Frogger, Marble Madness: Video game enthusiasts take over Gallery Nucleus

Normally, the Southern California Classic Collectors host parties in a member’s backyard, running power lines all about the yard to their personal arcade cabinets. But last weekend the video game enthusiasts chose an Alhambra art gallery.
Classic arcade cabinets — with games like Frogger, Marble Madness and Dragon’s Lair — crammed Main Street’s Gallery Nucleus on March 5. Attendees arrived from throughout Southern California and beyond: Some of the sellers came from Barstow; a fan drove from San Diego, a console modder from the Central Valley. For one day the art gallery brought back a time when a quarter could buy a few minutes of digital fun.
It was a sensory overload in the dark room, the only light sources coming from the cabinets and crazy noises echoed through the room. Nobody made eye contact.

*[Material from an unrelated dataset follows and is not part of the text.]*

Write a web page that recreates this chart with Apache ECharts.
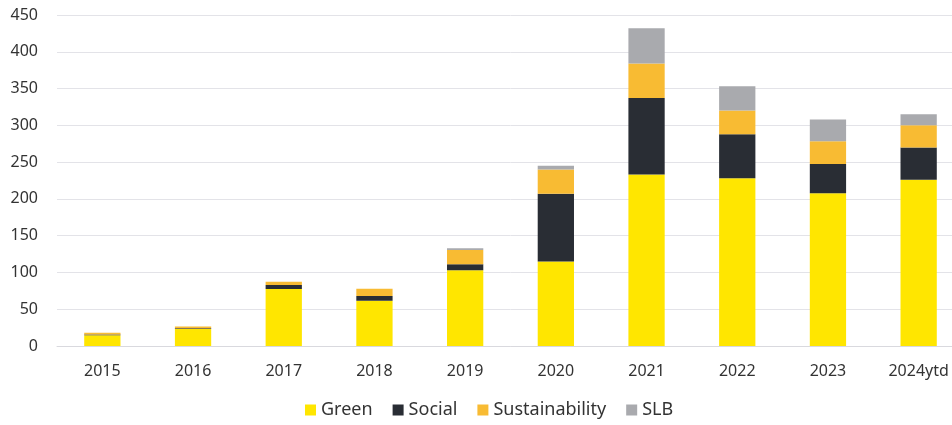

“Hi, I’m from the Alhambra Source.”
“Uh huh,” they would murmur.
There were enthusiasts, hobbyists, and console modders (who tweak with the hardware on old gaming consoles). Robert Bernardo, who came from Visalia, was sitting behind a tower of consoles and had in front of him a Commodore 64, an eight-bit computer. The technology is 30 years old, but it did not seem to faze him one bit. Bernardo, a reading teacher in a public school, works on video arcades as a hobby. He was attempting to get a mod of Guitar Hero, a relatively new game, to run on the old console. He began to type out commands on the keyboard of the Commodore 64 and finally he got it going.